A Jewish priest and later another Jewish religious leader walked past the wounded traveler. Even though they were of the same nationality as the traveler, neither of them stopped to help the man.

Finally, a man of another nation came along. He was a Samaritan. (Luke 10:33; 17:16-18) Moved with pity, the Samaritan treated the man’s wounds. Then he took the injured man to an inn. There he cared for the man overnight. The next day, he paid the innkeeper to care for the man and offered to cover any additional expenses that might arise.—Luke 10:30-35.

 Why did Jesus tell this parable?

Jesus told the story to a man who thought that only people of his own race and religion were his neighbors. Jesus wanted to teach the man an important lesson—that he needed to expand his concept of “neighbor” to include more than just his fellow Jews. (Luke 10:36, 37) This account was included in the Bible for the benefit of everyone who wants to please God.—2 Timothy 3:16, 17.

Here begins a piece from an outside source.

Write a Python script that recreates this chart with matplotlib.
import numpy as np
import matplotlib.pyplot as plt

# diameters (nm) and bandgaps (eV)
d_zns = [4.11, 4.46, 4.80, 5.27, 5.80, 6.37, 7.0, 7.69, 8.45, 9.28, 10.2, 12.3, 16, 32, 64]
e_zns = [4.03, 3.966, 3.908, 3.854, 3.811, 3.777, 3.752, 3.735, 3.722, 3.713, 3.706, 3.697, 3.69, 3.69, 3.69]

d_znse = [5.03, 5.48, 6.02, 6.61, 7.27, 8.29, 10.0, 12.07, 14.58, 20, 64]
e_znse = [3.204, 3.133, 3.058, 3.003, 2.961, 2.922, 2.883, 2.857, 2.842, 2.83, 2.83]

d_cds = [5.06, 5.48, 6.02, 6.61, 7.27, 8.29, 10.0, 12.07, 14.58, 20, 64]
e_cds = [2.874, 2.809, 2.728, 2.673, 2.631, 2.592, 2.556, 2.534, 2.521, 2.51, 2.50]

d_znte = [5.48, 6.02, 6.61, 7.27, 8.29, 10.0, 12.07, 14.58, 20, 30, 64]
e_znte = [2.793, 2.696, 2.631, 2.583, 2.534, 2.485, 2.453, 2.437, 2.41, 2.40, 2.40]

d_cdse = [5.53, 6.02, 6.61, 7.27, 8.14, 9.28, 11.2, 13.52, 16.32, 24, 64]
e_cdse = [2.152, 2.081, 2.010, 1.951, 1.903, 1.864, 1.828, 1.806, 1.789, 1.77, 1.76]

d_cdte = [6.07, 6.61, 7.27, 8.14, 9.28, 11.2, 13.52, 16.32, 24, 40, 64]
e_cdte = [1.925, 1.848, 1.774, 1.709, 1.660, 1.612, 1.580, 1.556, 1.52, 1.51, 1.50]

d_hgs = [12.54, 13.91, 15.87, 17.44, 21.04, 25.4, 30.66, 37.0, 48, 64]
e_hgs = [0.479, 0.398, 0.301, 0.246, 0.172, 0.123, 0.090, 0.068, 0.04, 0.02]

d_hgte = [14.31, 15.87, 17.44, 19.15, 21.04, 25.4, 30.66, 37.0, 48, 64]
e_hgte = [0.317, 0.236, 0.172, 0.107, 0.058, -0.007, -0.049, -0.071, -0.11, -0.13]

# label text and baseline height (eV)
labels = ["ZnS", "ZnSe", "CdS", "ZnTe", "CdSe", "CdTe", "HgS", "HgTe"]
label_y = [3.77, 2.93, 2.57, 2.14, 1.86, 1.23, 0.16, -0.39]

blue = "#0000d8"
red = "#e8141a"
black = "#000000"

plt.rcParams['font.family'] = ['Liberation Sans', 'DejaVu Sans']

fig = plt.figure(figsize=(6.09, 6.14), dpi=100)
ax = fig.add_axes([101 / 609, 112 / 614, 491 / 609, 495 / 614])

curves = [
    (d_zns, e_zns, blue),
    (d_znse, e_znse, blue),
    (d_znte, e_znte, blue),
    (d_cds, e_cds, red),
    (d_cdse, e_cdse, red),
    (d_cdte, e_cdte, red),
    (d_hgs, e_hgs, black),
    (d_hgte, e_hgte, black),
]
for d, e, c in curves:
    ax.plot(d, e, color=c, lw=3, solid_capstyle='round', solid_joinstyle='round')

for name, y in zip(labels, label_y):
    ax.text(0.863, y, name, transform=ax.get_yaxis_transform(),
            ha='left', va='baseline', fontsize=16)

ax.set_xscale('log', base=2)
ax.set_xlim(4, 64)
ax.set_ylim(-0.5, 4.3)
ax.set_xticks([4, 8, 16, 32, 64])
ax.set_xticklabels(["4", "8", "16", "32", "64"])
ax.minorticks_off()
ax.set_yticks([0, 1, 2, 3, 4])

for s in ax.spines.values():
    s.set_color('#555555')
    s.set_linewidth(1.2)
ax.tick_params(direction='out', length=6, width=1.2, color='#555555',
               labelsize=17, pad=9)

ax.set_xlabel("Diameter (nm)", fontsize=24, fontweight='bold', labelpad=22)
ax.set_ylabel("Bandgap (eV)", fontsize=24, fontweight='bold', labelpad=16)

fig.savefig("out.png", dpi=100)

 What is the lesson of the parable?

The story teaches that a good neighbor demonstrates compassion by action. He or she responds to the needs of a person who is suffering—regardless of that person’s background, race, or nationality. A genuine neighbor acts toward others as he would like to be treated himself.—Matthew 7:12.

 Who were the Samaritans?

The Samaritans lived in the land directly north of Judea. They included the descendants of mixed marriages between Jews and non-Jews.

By the first century C.E., the Samaritans had formed a distinct religious sect. They accepted the first five books of the Hebrew Scriptures but generally rejected the rest.

Many Jews in Jesus’ day despised the Samaritans and avoided contact with them. (John 4:9) Some Jews used the term “Samaritan” as an insult.—John 8:48.

 Did the story of the “Good Samaritan” actually happen?

The Scriptures do not indicate whether the parable of the Samaritan was based on an actual event. However, Jesus often used well-known customs and locations in his teaching so that his listeners could easily understand the point he was making.

Many details of the story’s setting are historically accurate. For example:

  • The road from Jerusalem to Jericho—over 20 kilometers (12 mi) long—steeply descended 1 kilometer (0.6 mi). The account correctly states that travelers heading toward Jericho were “going down from Jerusalem.”—Luke 10:30.

  • Priests and Levites who lived in Jericho regularly traveled to Jerusalem on this road.

  • Robbers often hid along the isolated road, waiting for unsuspecting travelers—especially those traveling alone.

^ The parable of the “Good Samaritan” is also known as the parable of the “Neighborly Samaritan.”